Problem: Repeat each entry exactly and drop the pictures.

------ Input records

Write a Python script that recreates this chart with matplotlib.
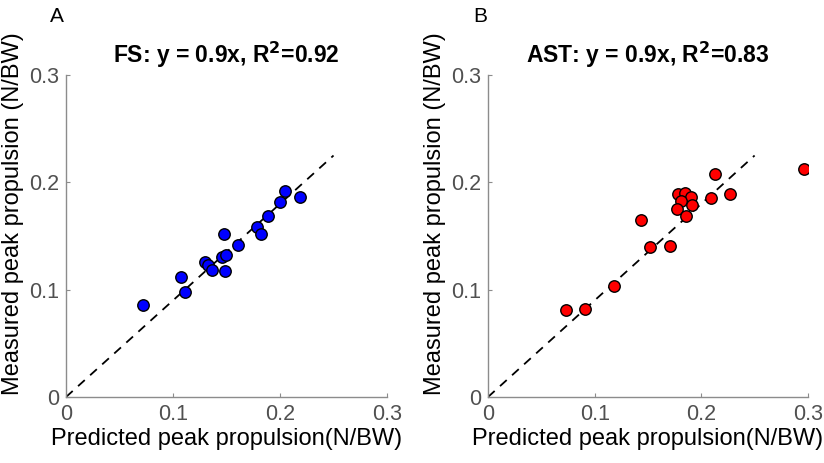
import numpy as np
import matplotlib
matplotlib.use("Agg")
import matplotlib.pyplot as plt

plt.rcParams['font.family'] = ['Liberation Sans', 'DejaVu Sans']

# FS panel (predicted, measured)
fs_pred = [0.0716, 0.1075, 0.111, 0.130, 0.133, 0.136, 0.1455, 0.1495, 0.1486,
           0.148, 0.161, 0.1785, 0.182, 0.1888, 0.2003, 0.2044, 0.2184]
fs_meas = [0.086, 0.112, 0.098, 0.1255, 0.123, 0.118, 0.1305, 0.1327, 0.117,
           0.152, 0.142, 0.158, 0.152, 0.169, 0.182, 0.192, 0.1866]

# AST panel
ast_pred = [0.0729, 0.0913, 0.1184, 0.1439, 0.152, 0.171, 0.1778, 0.185, 0.190,
            0.181, 0.191, 0.177, 0.1857, 0.209, 0.2128, 0.2271, 0.2966]
ast_meas = [0.0813, 0.082, 0.1031, 0.165, 0.140, 0.1408, 0.1888, 0.190, 0.1866,
            0.1825, 0.1785, 0.1748, 0.1685, 0.1855, 0.208, 0.1888, 0.2128]

ticks = [0, 0.1, 0.2, 0.3]
tick_labels = ['0', '0.1', '0.2', '0.3']
slope = 0.9
fit_x = [0, 0.25]

panels = [
    ('A', 'FS: y = 0.9x, R$^\\mathbf{2}$=0.92', fs_pred, fs_meas, 'blue', [0.0801, 0.1425, 0.3896, 0.6955], 57),
    ('B', 'AST: y = 0.9x, R$^\\mathbf{2}$=0.83', ast_pred, ast_meas, 'red', [0.5922, 0.1425, 0.3883, 0.6955], 480),
]

fig = plt.figure(figsize=(8.24, 4.63), dpi=100)

for letter, title, px, py, col, rect, lx in panels:
    ax = fig.add_axes(rect)
    ax.plot(fit_x, [slope * v for v in fit_x], '--', color='black', lw=1.3, dashes=(5, 4), zorder=1)
    ax.scatter(px, py, s=68, c=col, edgecolors='black', linewidths=1.0, zorder=3)
    ax.set_xlim(0, 0.3)
    ax.set_ylim(0, 0.3)
    ax.set_xticks(ticks)
    ax.set_xticklabels(tick_labels)
    ax.set_yticks(ticks)
    ax.set_yticklabels(tick_labels)
    for s in ['top', 'right']:
        ax.spines[s].set_visible(False)
    for s in ['left', 'bottom']:
        ax.spines[s].set_color('#8c8c8c')
        ax.spines[s].set_linewidth(1.0)
    ax.tick_params(direction='in', length=3, color='#8c8c8c', labelcolor='#505050',
                   labelsize=15.5, pad=5)
    ax.set_xlabel('Predicted peak propulsion(N/BW)', fontsize=17, labelpad=2)
    ax.set_ylabel('Measured peak propulsion (N/BW)', fontsize=17)
    ax.yaxis.set_label_coords(-0.13, 0.57)
    ax.set_title(title, fontsize=16.5, fontweight='bold', pad=9)
    fig.text(lx / 824, 1 - 17 / 463, letter, fontsize=15, ha='center', va='center')

fig.savefig('out.png', dpi=100)
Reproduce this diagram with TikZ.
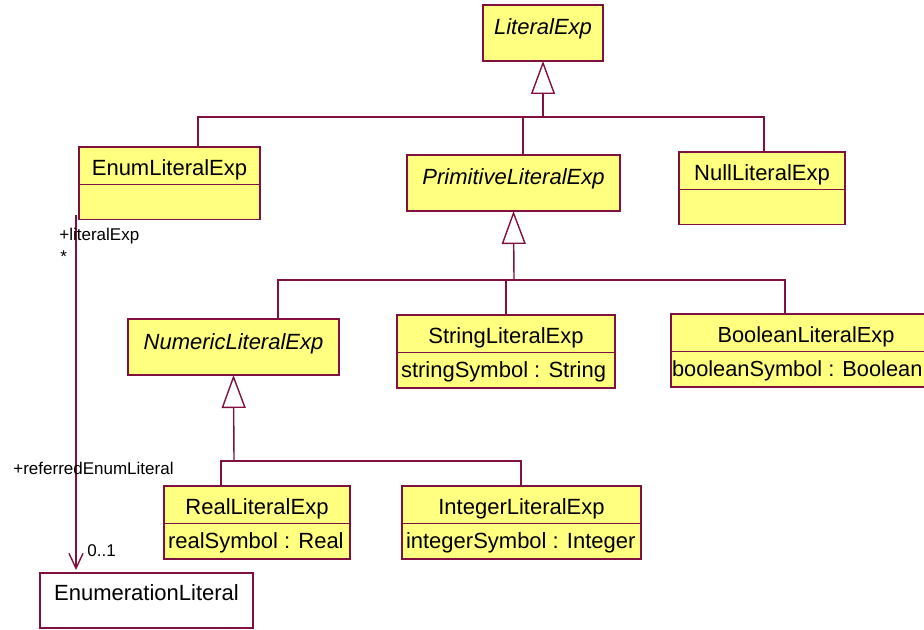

------------

Answer for the task:
Write a Python script that recreates this chart with matplotlib.
import numpy as np
import matplotlib
matplotlib.use("Agg")
import matplotlib.pyplot as plt

plt.rcParams['font.family'] = ['Liberation Sans', 'DejaVu Sans']

# FS panel (predicted, measured)
fs_pred = [0.0716, 0.1075, 0.111, 0.130, 0.133, 0.136, 0.1455, 0.1495, 0.1486,
           0.148, 0.161, 0.1785, 0.182, 0.1888, 0.2003, 0.2044, 0.2184]
fs_meas = [0.086, 0.112, 0.098, 0.1255, 0.123, 0.118, 0.1305, 0.1327, 0.117,
           0.152, 0.142, 0.158, 0.152, 0.169, 0.182, 0.192, 0.1866]

# AST panel
ast_pred = [0.0729, 0.0913, 0.1184, 0.1439, 0.152, 0.171, 0.1778, 0.185, 0.190,
            0.181, 0.191, 0.177, 0.1857, 0.209, 0.2128, 0.2271, 0.2966]
ast_meas = [0.0813, 0.082, 0.1031, 0.165, 0.140, 0.1408, 0.1888, 0.190, 0.1866,
            0.1825, 0.1785, 0.1748, 0.1685, 0.1855, 0.208, 0.1888, 0.2128]

ticks = [0, 0.1, 0.2, 0.3]
tick_labels = ['0', '0.1', '0.2', '0.3']
slope = 0.9
fit_x = [0, 0.25]

panels = [
    ('A', 'FS: y = 0.9x, R$^\\mathbf{2}$=0.92', fs_pred, fs_meas, 'blue', [0.0801, 0.1425, 0.3896, 0.6955], 57),
    ('B', 'AST: y = 0.9x, R$^\\mathbf{2}$=0.83', ast_pred, ast_meas, 'red', [0.5922, 0.1425, 0.3883, 0.6955], 480),
]

fig = plt.figure(figsize=(8.24, 4.63), dpi=100)

for letter, title, px, py, col, rect, lx in panels:
    ax = fig.add_axes(rect)
    ax.plot(fit_x, [slope * v for v in fit_x], '--', color='black', lw=1.3, dashes=(5, 4), zorder=1)
    ax.scatter(px, py, s=68, c=col, edgecolors='black', linewidths=1.0, zorder=3)
    ax.set_xlim(0, 0.3)
    ax.set_ylim(0, 0.3)
    ax.set_xticks(ticks)
    ax.set_xticklabels(tick_labels)
    ax.set_yticks(ticks)
    ax.set_yticklabels(tick_labels)
    for s in ['top', 'right']:
        ax.spines[s].set_visible(False)
    for s in ['left', 'bottom']:
        ax.spines[s].set_color('#8c8c8c')
        ax.spines[s].set_linewidth(1.0)
    ax.tick_params(direction='in', length=3, color='#8c8c8c', labelcolor='#505050',
                   labelsize=15.5, pad=5)
    ax.set_xlabel('Predicted peak propulsion(N/BW)', fontsize=17, labelpad=2)
    ax.set_ylabel('Measured peak propulsion (N/BW)', fontsize=17)
    ax.yaxis.set_label_coords(-0.13, 0.57)
    ax.set_title(title, fontsize=16.5, fontweight='bold', pad=9)
    fig.text(lx / 824, 1 - 17 / 463, letter, fontsize=15, ha='center', va='center')

fig.savefig('out.png', dpi=100)
Reproduce this diagram with TikZ.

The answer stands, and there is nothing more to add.